With respect to implementation, our informants simply said that they would have involved families earlier. Obtaining input from patients on how best to meet their needs earlier in the process would have yielded important discoveries, such as the best time of day to conduct rounds. Traditionally, rounds are conducted early in the morning when families are not available or ready to participate.

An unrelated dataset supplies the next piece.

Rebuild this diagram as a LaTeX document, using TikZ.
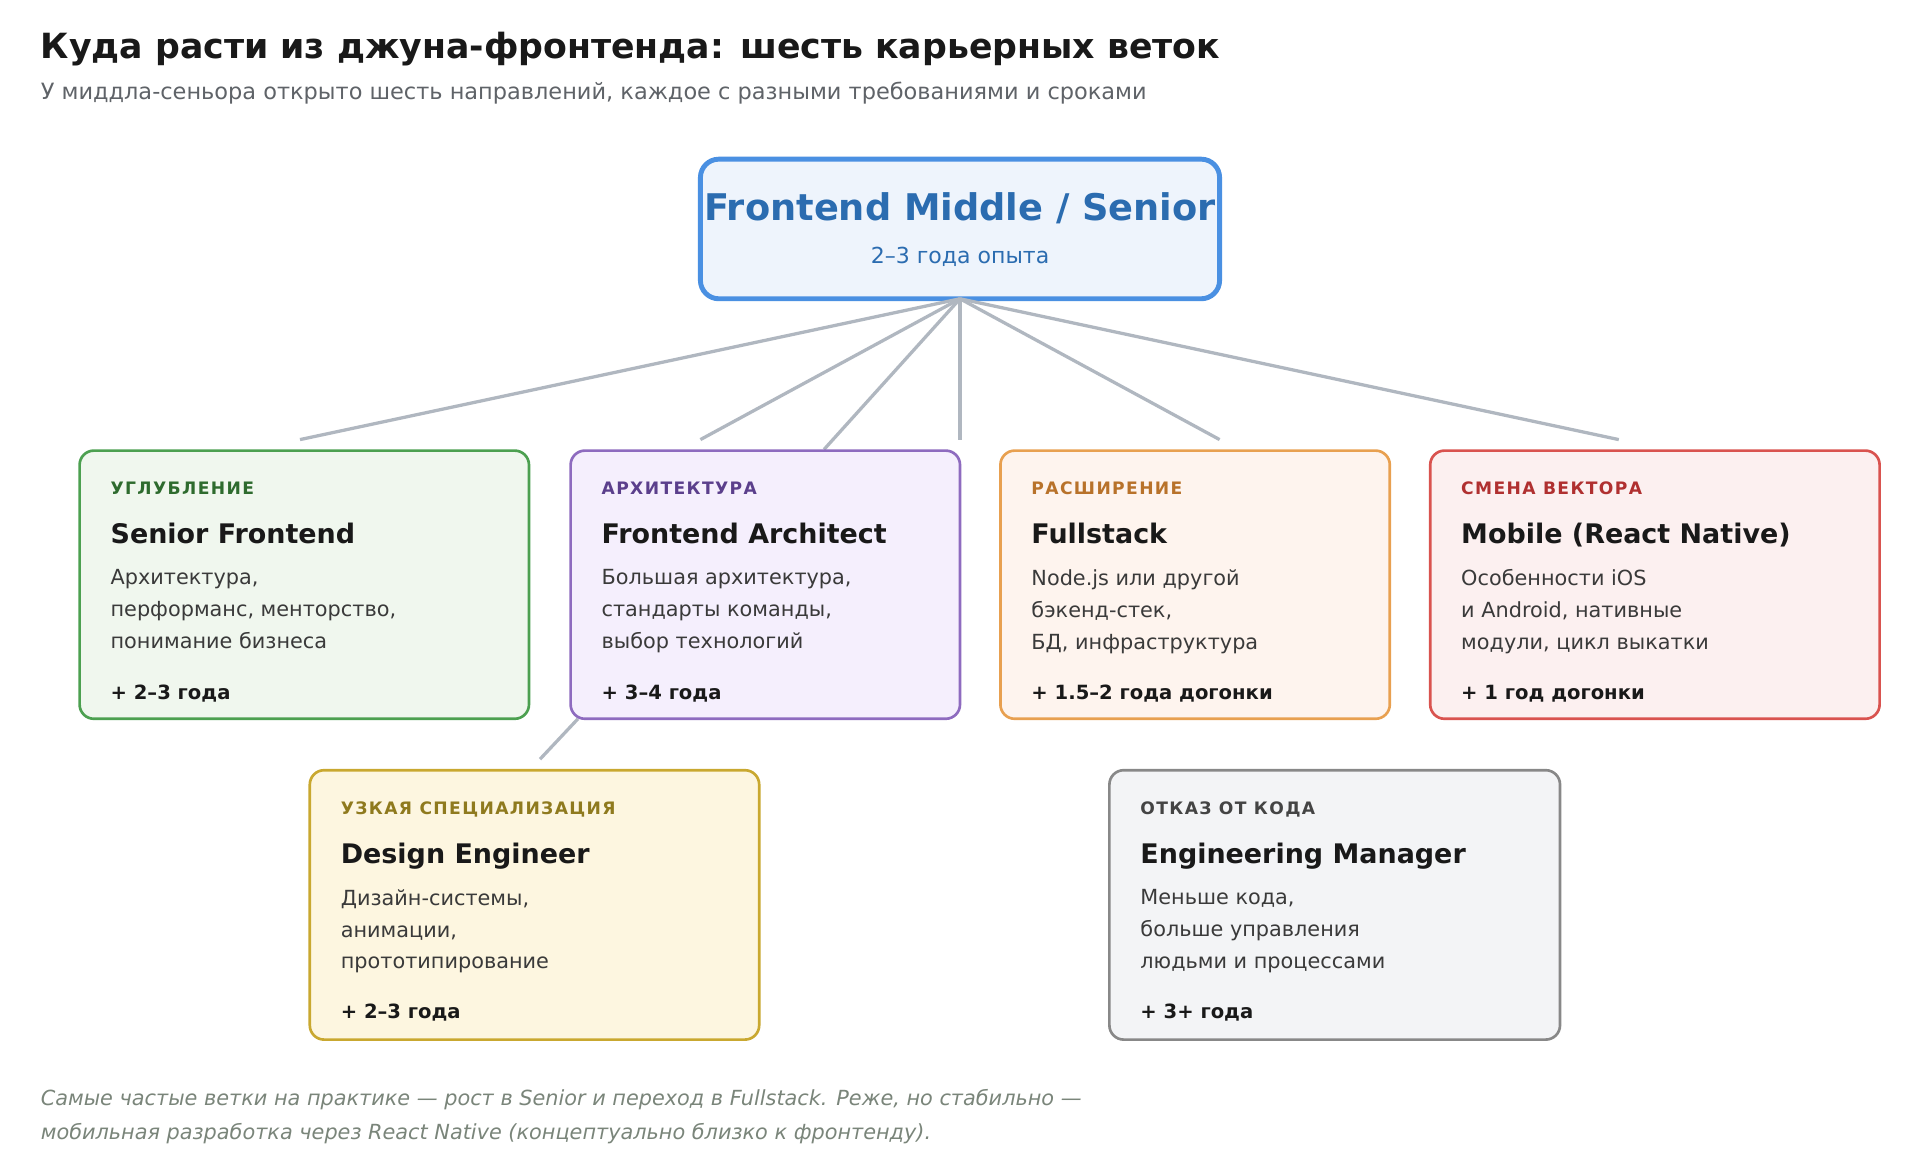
\documentclass[tikz,border=0pt]{standalone}
\usepackage{fontspec}
\setmainfont{DejaVu Sans}
\newfontfamily\spaced[LetterSpace=8]{DejaVu Sans}
\definecolor{gB}{HTML}{4CA050}\definecolor{gF}{HTML}{F0F7EE}\definecolor{gL}{HTML}{2E6B2E}
\definecolor{pB}{HTML}{8E6BBF}\definecolor{pF}{HTML}{F5EFFD}\definecolor{pL}{HTML}{5B3F8C}
\definecolor{oB}{HTML}{E8A050}\definecolor{oF}{HTML}{FEF4EE}\definecolor{oL}{HTML}{B8722A}
\definecolor{rB}{HTML}{D9534F}\definecolor{rF}{HTML}{FCF0F0}\definecolor{rL}{HTML}{B03030}
\definecolor{yB}{HTML}{C9A830}\definecolor{yF}{HTML}{FDF6E0}\definecolor{yL}{HTML}{8F7A1E}
\definecolor{aB}{HTML}{888888}\definecolor{aF}{HTML}{F3F4F6}\definecolor{aL}{HTML}{444444}
\definecolor{rootB}{HTML}{4A90E2}\definecolor{rootF}{HTML}{EEF4FC}\definecolor{rootT}{HTML}{2B6CB0}
\definecolor{edge}{HTML}{B0B7C0}\definecolor{sub}{HTML}{5F6368}\definecolor{desc}{HTML}{3A3A3A}
\definecolor{foot}{HTML}{7A857A}
\tikzset{
 txt/.style={anchor=base west,inner sep=0pt},
 cat/.style={txt,font=\spaced\bfseries\fontsize{8.4}{10}\selectfont},
 ttl/.style={txt,font=\bfseries\fontsize{13.2}{15}\selectfont,text=black!90},
 dsc/.style={txt,font=\fontsize{10.2}{15.6}\selectfont,text=desc,align=left},
 btm/.style={txt,font=\bfseries\fontsize{9.6}{11}\selectfont,text=black!90},
 link/.style={draw=edge,line width=1.6pt}
}
% #1 name, #2 x0, #3 y0, #4 x1, #5 y1, #6 prefix, #7 cat, #8 title, #9 desc
\newcommand\mycard[9]{%
 \draw[draw=#6B,fill=#6F,line width=1.3pt,rounded corners=7] (#2,#3) rectangle (#4,#5);
 \node[cat,text=#6L] (#1c) at (#2+25,#3+36) {#7};
 \node[ttl] (#1t) at (#2+25,#3+76) {#8};
 \node[dsc,anchor=north west] (#1d) at (#2+25,#3+97) {#9};
}
\begin{document}
\begin{tikzpicture}[x=0.6pt,y=-0.6pt]
\useasboundingbox[fill=white] (0,0) rectangle (1568,947);
\node[txt,font=\bfseries\fontsize{17}{20}\selectfont,text=black!90] (title) at (33,48) {Куда расти из джуна-фронтенда: шесть карьерных веток};
\node[txt,font=\fontsize{11}{13}\selectfont,text=sub] (subtitle) at (33,81) {У миддла-сеньора открыто шесть направлений, каждое с разными требованиями и сроками};
% root
\draw[draw=rootB,fill=rootF,line width=2.4pt,rounded corners=9] (572,130) rectangle (996,244);
\node[inner sep=0,anchor=base,font=\bfseries\fontsize{18}{20}\selectfont,text=rootT] (rt) at (784,180) {Frontend Middle / Senior};
\node[inner sep=0,anchor=base,font=\fontsize{10.8}{12}\selectfont,text=rootT] (rs) at (784,215) {2–3 года опыта};
\coordinate (root) at (784,244);
\coordinate (e1) at (245,359);\coordinate (e2) at (572,359);\coordinate (e3) at (673,367);
\coordinate (e4) at (784,359);\coordinate (e5) at (996,359);\coordinate (e6) at (1322,359);
\coordinate (f1) at (472,587);\coordinate (f2) at (441,620);
\foreach \e in {e1,e2,e3,e4,e5,e6} \draw[link] (root) -- (\e);
\draw[link] (f1) -- (f2);
\mycard{a}{65}{368}{432}{587}{g}{УГЛУБЛЕНИЕ}{Senior Frontend}{Архитектура,\\перформанс, менторство,\\понимание бизнеса}
\node[btm] (ab) at (90,571) {+ 2–3 года};
\mycard{b}{466}{368}{784}{587}{p}{АРХИТЕКТУРА}{Frontend Architect}{Большая архитектура,\\стандарты команды,\\выбор технологий}
\node[btm] (bb) at (491,571) {+ 3–4 года};
\mycard{c}{817}{368}{1135}{587}{o}{РАСШИРЕНИЕ}{Fullstack}{Node.js или другой\\бэкенд-стек,\\БД, инфраструктура}
\node[btm] (cb) at (842,571) {+ 1.5–2 года догонки};
\mycard{d}{1168}{368}{1535}{587}{r}{СМЕНА ВЕКТОРА}{Mobile (React Native)}{Особенности iOS\\и Android, нативные\\модули, цикл выкатки}
\node[btm] (db) at (1193,571) {+ 1 год догонки};
\mycard{e}{253}{629}{620}{849}{y}{УЗКАЯ СПЕЦИАЛИЗАЦИЯ}{Design Engineer}{Дизайн-системы,\\анимации,\\прототипирование}
\node[btm] (eb) at (278,832) {+ 2–3 года};
\mycard{f}{906}{629}{1274}{849}{a}{ОТКАЗ ОТ КОДА}{Engineering Manager}{Меньше кода,\\больше управления\\людьми и процессами}
\node[btm] (fb) at (931,832) {+ 3+ года};
\node[txt,font=\itshape\fontsize{10.2}{16.8}\selectfont,text=foot,align=left,anchor=north west] (foot) at (33,889) {Самые частые ветки на практике — рост в Senior и переход в Fullstack. Реже, но стабильно —\\мобильная разработка через React Native (концептуально близко к фронтенду).};
\end{tikzpicture}
\end{document}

Golisano Children’s adoption of family-centered rounds has been highly successful. In deciding to adopt this innovation, the decisionmakers in this system were able to build on evidence from Cincinnati Children’s. They supplemented this evidence with baseline data and feedback obtained during a trial period. One key decisionmaker explained that this trial period provided early evidence of success by demonstrating the feasibility of the innovation’s implementation, but further evidence will be required to tangibly show that it helped:
“The 3- or 4-month trial is only enough to say ‘uh oh, this is bad.’ To say something helped or is neutral, we will need longer. It told us it is feasible; it improved family and resident satisfaction and improved the morale of nurses. We may find out a year from now that it looks the same, but we didn’t spend a mint on it. The early look and pilot is to see if there is something that we are not thinking of that will make this a disaster. If yes, you haven’t expended tons of time, people, etc. Then you can ask the inverse.”